§ **Required work**:
Starting at the first line of the data, please print exactly those lines through the one that holds "var yTicks1 = [0.2, 0.3, 0.4, 0.5, 0.6, 0.7, 0.8];", omitting every picture.

[START OF Provided material]

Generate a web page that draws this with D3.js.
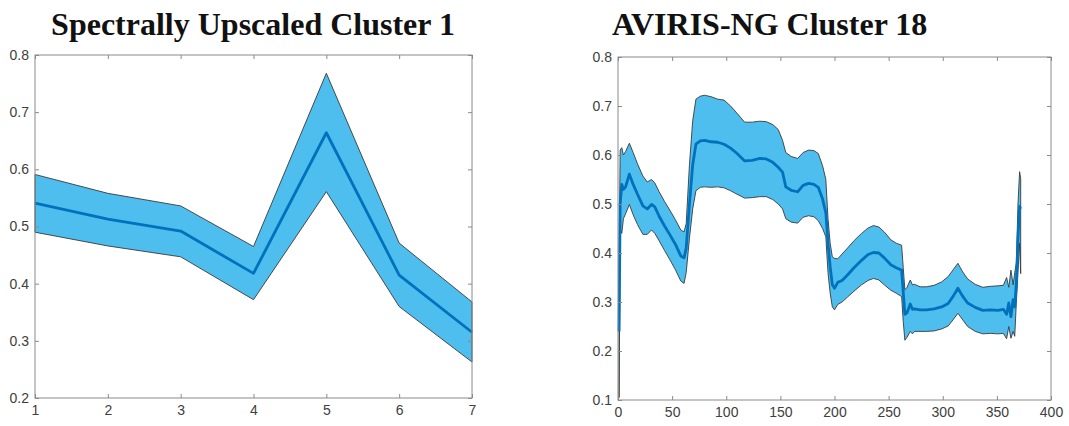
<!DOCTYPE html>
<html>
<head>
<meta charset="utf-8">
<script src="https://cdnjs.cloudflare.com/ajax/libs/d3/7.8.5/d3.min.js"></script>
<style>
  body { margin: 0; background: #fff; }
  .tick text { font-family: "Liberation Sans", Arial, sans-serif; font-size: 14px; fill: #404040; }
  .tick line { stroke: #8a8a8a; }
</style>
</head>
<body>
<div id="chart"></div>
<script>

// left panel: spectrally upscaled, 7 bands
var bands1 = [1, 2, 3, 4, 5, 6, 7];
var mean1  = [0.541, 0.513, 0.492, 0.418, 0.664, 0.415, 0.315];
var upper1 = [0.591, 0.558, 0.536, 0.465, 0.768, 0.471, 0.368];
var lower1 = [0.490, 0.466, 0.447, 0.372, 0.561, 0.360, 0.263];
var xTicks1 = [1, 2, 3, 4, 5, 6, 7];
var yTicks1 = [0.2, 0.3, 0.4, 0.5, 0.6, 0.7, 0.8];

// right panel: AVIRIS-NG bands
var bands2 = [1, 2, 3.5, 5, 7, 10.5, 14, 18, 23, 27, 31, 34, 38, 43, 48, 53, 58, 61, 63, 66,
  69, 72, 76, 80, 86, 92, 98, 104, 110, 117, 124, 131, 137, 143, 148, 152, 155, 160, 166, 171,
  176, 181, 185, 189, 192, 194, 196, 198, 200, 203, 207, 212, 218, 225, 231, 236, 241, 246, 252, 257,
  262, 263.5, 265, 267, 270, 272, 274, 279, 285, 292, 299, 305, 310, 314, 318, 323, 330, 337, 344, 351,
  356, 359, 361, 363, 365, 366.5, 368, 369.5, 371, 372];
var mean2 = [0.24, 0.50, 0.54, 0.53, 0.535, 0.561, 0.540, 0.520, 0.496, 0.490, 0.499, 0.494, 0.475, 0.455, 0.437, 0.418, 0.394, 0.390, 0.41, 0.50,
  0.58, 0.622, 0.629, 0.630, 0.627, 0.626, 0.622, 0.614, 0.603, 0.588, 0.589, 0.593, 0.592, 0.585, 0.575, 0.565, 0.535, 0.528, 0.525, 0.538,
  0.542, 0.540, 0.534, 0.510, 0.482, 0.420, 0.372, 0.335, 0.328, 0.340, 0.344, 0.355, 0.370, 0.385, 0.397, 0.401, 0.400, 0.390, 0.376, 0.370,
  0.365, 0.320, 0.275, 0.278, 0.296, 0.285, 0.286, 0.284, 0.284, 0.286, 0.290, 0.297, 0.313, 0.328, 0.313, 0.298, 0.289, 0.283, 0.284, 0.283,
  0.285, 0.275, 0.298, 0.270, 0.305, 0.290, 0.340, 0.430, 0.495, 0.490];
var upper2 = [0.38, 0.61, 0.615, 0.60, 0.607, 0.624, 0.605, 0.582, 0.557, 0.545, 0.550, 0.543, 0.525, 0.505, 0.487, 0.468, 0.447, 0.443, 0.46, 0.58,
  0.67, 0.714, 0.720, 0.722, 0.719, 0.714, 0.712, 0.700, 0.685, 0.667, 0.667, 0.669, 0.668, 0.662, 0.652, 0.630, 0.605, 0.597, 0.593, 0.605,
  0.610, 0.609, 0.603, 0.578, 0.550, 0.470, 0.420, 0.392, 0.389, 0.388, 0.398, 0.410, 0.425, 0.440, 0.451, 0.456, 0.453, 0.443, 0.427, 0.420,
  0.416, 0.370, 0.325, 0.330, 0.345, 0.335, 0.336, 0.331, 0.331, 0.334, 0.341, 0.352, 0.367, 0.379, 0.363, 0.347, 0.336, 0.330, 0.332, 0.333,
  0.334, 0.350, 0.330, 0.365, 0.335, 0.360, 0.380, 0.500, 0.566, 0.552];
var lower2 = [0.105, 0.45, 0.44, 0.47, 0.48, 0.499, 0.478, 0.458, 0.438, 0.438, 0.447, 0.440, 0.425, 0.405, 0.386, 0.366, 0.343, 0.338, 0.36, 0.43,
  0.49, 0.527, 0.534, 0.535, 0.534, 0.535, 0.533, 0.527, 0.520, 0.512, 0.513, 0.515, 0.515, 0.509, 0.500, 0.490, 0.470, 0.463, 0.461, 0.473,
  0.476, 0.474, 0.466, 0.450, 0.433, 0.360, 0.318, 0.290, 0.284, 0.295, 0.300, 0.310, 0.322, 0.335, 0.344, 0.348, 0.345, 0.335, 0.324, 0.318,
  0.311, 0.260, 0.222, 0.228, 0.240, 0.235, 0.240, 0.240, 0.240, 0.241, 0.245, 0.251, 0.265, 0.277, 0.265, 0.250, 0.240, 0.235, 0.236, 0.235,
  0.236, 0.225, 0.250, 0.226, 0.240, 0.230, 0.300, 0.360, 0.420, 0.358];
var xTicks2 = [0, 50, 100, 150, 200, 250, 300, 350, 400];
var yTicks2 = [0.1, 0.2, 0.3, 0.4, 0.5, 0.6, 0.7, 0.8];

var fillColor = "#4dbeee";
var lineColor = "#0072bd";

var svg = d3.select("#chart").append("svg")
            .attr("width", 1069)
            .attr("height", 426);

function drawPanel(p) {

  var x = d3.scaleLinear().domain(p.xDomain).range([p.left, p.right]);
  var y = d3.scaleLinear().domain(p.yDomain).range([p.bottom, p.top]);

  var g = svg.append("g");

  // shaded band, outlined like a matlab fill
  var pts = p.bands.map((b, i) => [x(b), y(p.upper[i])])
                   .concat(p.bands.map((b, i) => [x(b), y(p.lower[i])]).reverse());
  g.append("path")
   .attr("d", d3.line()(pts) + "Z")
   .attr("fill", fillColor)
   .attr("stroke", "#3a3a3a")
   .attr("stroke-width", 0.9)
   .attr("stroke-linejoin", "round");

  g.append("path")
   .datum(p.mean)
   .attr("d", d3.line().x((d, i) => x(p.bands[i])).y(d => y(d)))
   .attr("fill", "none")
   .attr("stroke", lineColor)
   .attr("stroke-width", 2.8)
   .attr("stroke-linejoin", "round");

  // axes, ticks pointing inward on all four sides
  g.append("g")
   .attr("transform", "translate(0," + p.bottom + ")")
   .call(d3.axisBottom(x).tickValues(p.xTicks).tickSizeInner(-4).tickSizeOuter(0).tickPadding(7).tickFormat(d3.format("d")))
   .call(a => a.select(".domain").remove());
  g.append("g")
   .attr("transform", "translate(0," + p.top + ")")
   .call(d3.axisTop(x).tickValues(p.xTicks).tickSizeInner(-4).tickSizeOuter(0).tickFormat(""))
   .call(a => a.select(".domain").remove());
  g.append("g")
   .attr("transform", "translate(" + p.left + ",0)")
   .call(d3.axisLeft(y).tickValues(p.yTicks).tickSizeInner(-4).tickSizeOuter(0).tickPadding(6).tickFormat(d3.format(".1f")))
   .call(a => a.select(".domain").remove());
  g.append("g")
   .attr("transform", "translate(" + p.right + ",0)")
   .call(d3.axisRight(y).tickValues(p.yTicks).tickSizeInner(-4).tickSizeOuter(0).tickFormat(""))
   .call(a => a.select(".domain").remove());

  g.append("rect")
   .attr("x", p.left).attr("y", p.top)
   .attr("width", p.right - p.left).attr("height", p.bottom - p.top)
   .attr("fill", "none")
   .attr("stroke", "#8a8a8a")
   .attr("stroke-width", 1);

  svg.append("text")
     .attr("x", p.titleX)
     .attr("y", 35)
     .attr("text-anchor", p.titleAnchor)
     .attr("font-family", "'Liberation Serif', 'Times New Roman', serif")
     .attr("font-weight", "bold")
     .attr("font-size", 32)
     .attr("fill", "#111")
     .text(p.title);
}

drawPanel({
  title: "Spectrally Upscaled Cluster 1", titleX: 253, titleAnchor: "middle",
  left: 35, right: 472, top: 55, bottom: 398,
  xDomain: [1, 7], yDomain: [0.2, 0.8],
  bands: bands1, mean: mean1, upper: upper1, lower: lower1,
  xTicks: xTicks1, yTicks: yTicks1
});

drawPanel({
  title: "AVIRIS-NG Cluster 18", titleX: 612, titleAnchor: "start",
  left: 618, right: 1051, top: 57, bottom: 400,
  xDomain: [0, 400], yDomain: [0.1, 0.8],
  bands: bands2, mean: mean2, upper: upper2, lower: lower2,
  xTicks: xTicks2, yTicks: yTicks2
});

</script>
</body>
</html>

[END OF Provided material]

§ **Task output**:
Generate a web page that draws this with D3.js.
<!DOCTYPE html>
<html>
<head>
<meta charset="utf-8">
<script src="https://cdnjs.cloudflare.com/ajax/libs/d3/7.8.5/d3.min.js"></script>
<style>
  body { margin: 0; background: #fff; }
  .tick text { font-family: "Liberation Sans", Arial, sans-serif; font-size: 14px; fill: #404040; }
  .tick line { stroke: #8a8a8a; }
</style>
</head>
<body>
<div id="chart"></div>
<script>

// left panel: spectrally upscaled, 7 bands
var bands1 = [1, 2, 3, 4, 5, 6, 7];
var mean1  = [0.541, 0.513, 0.492, 0.418, 0.664, 0.415, 0.315];
var upper1 = [0.591, 0.558, 0.536, 0.465, 0.768, 0.471, 0.368];
var lower1 = [0.490, 0.466, 0.447, 0.372, 0.561, 0.360, 0.263];
var xTicks1 = [1, 2, 3, 4, 5, 6, 7];
var yTicks1 = [0.2, 0.3, 0.4, 0.5, 0.6, 0.7, 0.8];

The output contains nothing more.